- [GIVEN EXERCISE]:
Word for word, print each line of the listing below; pictures stay out.

* * *

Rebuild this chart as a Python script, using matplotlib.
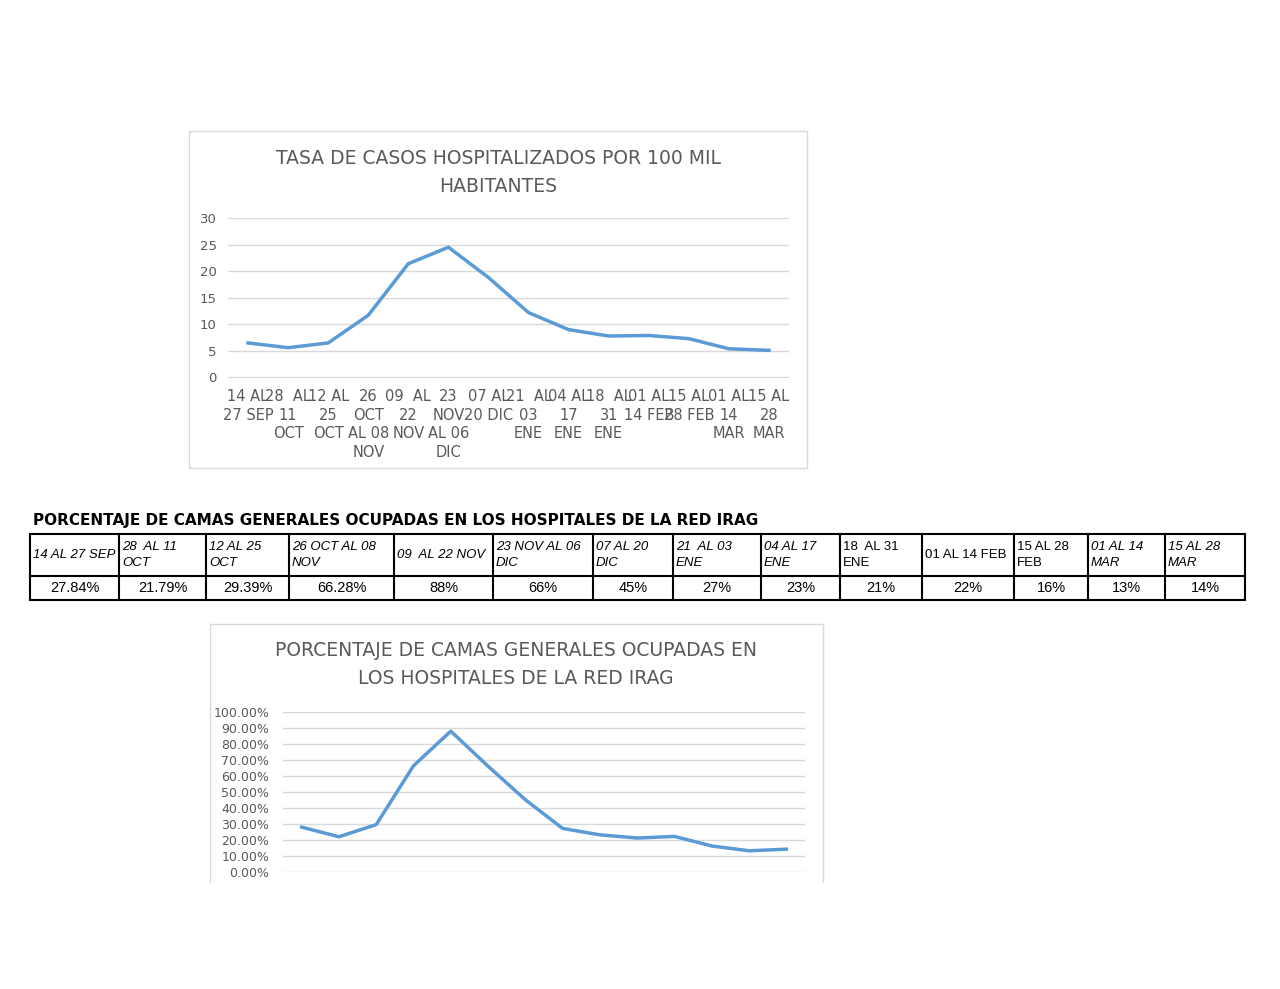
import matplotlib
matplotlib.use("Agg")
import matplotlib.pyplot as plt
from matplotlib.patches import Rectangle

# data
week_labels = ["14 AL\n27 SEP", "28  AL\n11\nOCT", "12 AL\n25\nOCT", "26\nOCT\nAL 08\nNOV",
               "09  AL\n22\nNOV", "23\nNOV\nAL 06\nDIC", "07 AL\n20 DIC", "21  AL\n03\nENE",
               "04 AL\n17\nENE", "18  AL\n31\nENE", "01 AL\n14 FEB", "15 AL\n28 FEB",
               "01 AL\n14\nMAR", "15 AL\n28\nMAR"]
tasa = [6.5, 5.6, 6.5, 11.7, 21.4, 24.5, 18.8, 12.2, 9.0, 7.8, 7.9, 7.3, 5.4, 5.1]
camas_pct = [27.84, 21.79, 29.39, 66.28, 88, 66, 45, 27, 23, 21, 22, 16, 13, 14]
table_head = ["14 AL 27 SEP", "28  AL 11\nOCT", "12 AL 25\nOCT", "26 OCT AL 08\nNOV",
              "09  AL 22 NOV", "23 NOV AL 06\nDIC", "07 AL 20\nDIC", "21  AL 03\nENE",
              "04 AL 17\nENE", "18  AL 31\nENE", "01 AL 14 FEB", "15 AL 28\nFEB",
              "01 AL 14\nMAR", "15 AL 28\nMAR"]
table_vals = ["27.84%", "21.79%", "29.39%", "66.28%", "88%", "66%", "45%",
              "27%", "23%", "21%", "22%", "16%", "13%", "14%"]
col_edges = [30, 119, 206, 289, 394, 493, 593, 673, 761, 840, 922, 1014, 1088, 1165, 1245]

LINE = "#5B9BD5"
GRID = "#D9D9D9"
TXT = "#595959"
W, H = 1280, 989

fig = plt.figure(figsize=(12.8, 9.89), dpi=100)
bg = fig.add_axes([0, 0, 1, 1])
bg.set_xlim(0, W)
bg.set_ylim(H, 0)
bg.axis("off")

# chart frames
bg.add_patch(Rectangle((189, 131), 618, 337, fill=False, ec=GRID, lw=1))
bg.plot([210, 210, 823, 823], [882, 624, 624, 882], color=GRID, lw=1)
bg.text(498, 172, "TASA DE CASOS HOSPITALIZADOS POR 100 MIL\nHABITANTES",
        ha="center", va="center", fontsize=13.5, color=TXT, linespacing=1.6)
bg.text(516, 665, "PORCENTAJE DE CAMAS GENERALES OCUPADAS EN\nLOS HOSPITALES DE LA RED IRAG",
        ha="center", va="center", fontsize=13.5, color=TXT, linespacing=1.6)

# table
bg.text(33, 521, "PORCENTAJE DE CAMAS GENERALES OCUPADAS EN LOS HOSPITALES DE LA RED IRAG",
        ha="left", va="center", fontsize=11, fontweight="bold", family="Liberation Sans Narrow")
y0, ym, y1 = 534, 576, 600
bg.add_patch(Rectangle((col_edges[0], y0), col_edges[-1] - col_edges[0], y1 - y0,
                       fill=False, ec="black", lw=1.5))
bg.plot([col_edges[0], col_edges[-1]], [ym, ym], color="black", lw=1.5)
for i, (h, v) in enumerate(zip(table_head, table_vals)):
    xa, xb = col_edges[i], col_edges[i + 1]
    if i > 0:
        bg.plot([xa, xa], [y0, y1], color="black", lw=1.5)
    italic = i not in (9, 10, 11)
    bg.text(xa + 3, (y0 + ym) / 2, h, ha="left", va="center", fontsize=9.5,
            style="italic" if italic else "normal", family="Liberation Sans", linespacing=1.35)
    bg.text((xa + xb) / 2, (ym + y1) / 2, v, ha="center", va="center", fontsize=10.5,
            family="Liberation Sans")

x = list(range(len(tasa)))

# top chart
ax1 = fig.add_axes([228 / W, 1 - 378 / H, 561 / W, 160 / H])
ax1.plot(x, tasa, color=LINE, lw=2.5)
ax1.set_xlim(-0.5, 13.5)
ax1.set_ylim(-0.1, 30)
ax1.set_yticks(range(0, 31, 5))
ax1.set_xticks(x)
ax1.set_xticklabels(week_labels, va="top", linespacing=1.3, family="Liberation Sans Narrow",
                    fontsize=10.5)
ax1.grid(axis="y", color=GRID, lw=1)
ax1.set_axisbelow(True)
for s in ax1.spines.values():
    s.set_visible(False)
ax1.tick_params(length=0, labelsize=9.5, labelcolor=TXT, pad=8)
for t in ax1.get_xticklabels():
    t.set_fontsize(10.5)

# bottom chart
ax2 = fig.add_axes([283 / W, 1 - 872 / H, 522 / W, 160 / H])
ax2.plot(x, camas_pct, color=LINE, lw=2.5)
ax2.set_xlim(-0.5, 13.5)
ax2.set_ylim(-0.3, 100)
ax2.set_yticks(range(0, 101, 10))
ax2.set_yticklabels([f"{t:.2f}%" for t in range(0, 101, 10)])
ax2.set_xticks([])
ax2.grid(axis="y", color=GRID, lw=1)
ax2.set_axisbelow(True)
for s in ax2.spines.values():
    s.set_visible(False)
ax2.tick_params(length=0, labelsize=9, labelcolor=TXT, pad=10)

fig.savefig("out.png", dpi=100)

* * *

- [SOLUTION]:
Rebuild this chart as a Python script, using matplotlib.
import matplotlib
matplotlib.use("Agg")
import matplotlib.pyplot as plt
from matplotlib.patches import Rectangle

# data
week_labels = ["14 AL\n27 SEP", "28  AL\n11\nOCT", "12 AL\n25\nOCT", "26\nOCT\nAL 08\nNOV",
               "09  AL\n22\nNOV", "23\nNOV\nAL 06\nDIC", "07 AL\n20 DIC", "21  AL\n03\nENE",
               "04 AL\n17\nENE", "18  AL\n31\nENE", "01 AL\n14 FEB", "15 AL\n28 FEB",
               "01 AL\n14\nMAR", "15 AL\n28\nMAR"]
tasa = [6.5, 5.6, 6.5, 11.7, 21.4, 24.5, 18.8, 12.2, 9.0, 7.8, 7.9, 7.3, 5.4, 5.1]
camas_pct = [27.84, 21.79, 29.39, 66.28, 88, 66, 45, 27, 23, 21, 22, 16, 13, 14]
table_head = ["14 AL 27 SEP", "28  AL 11\nOCT", "12 AL 25\nOCT", "26 OCT AL 08\nNOV",
              "09  AL 22 NOV", "23 NOV AL 06\nDIC", "07 AL 20\nDIC", "21  AL 03\nENE",
              "04 AL 17\nENE", "18  AL 31\nENE", "01 AL 14 FEB", "15 AL 28\nFEB",
              "01 AL 14\nMAR", "15 AL 28\nMAR"]
table_vals = ["27.84%", "21.79%", "29.39%", "66.28%", "88%", "66%", "45%",
              "27%", "23%", "21%", "22%", "16%", "13%", "14%"]
col_edges = [30, 119, 206, 289, 394, 493, 593, 673, 761, 840, 922, 1014, 1088, 1165, 1245]

LINE = "#5B9BD5"
GRID = "#D9D9D9"
TXT = "#595959"
W, H = 1280, 989

fig = plt.figure(figsize=(12.8, 9.89), dpi=100)
bg = fig.add_axes([0, 0, 1, 1])
bg.set_xlim(0, W)
bg.set_ylim(H, 0)
bg.axis("off")

# chart frames
bg.add_patch(Rectangle((189, 131), 618, 337, fill=False, ec=GRID, lw=1))
bg.plot([210, 210, 823, 823], [882, 624, 624, 882], color=GRID, lw=1)
bg.text(498, 172, "TASA DE CASOS HOSPITALIZADOS POR 100 MIL\nHABITANTES",
        ha="center", va="center", fontsize=13.5, color=TXT, linespacing=1.6)
bg.text(516, 665, "PORCENTAJE DE CAMAS GENERALES OCUPADAS EN\nLOS HOSPITALES DE LA RED IRAG",
        ha="center", va="center", fontsize=13.5, color=TXT, linespacing=1.6)

# table
bg.text(33, 521, "PORCENTAJE DE CAMAS GENERALES OCUPADAS EN LOS HOSPITALES DE LA RED IRAG",
        ha="left", va="center", fontsize=11, fontweight="bold", family="Liberation Sans Narrow")
y0, ym, y1 = 534, 576, 600
bg.add_patch(Rectangle((col_edges[0], y0), col_edges[-1] - col_edges[0], y1 - y0,
                       fill=False, ec="black", lw=1.5))
bg.plot([col_edges[0], col_edges[-1]], [ym, ym], color="black", lw=1.5)
for i, (h, v) in enumerate(zip(table_head, table_vals)):
    xa, xb = col_edges[i], col_edges[i + 1]
    if i > 0:
        bg.plot([xa, xa], [y0, y1], color="black", lw=1.5)
    italic = i not in (9, 10, 11)
    bg.text(xa + 3, (y0 + ym) / 2, h, ha="left", va="center", fontsize=9.5,
            style="italic" if italic else "normal", family="Liberation Sans", linespacing=1.35)
    bg.text((xa + xb) / 2, (ym + y1) / 2, v, ha="center", va="center", fontsize=10.5,
            family="Liberation Sans")

x = list(range(len(tasa)))

# top chart
ax1 = fig.add_axes([228 / W, 1 - 378 / H, 561 / W, 160 / H])
ax1.plot(x, tasa, color=LINE, lw=2.5)
ax1.set_xlim(-0.5, 13.5)
ax1.set_ylim(-0.1, 30)
ax1.set_yticks(range(0, 31, 5))
ax1.set_xticks(x)
ax1.set_xticklabels(week_labels, va="top", linespacing=1.3, family="Liberation Sans Narrow",
                    fontsize=10.5)
ax1.grid(axis="y", color=GRID, lw=1)
ax1.set_axisbelow(True)
for s in ax1.spines.values():
    s.set_visible(False)
ax1.tick_params(length=0, labelsize=9.5, labelcolor=TXT, pad=8)
for t in ax1.get_xticklabels():
    t.set_fontsize(10.5)

# bottom chart
ax2 = fig.add_axes([283 / W, 1 - 872 / H, 522 / W, 160 / H])
ax2.plot(x, camas_pct, color=LINE, lw=2.5)
ax2.set_xlim(-0.5, 13.5)
ax2.set_ylim(-0.3, 100)
ax2.set_yticks(range(0, 101, 10))
ax2.set_yticklabels([f"{t:.2f}%" for t in range(0, 101, 10)])
ax2.set_xticks([])
ax2.grid(axis="y", color=GRID, lw=1)
ax2.set_axisbelow(True)
for s in ax2.spines.values():
    s.set_visible(False)
ax2.tick_params(length=0, labelsize=9, labelcolor=TXT, pad=10)

fig.savefig("out.png", dpi=100)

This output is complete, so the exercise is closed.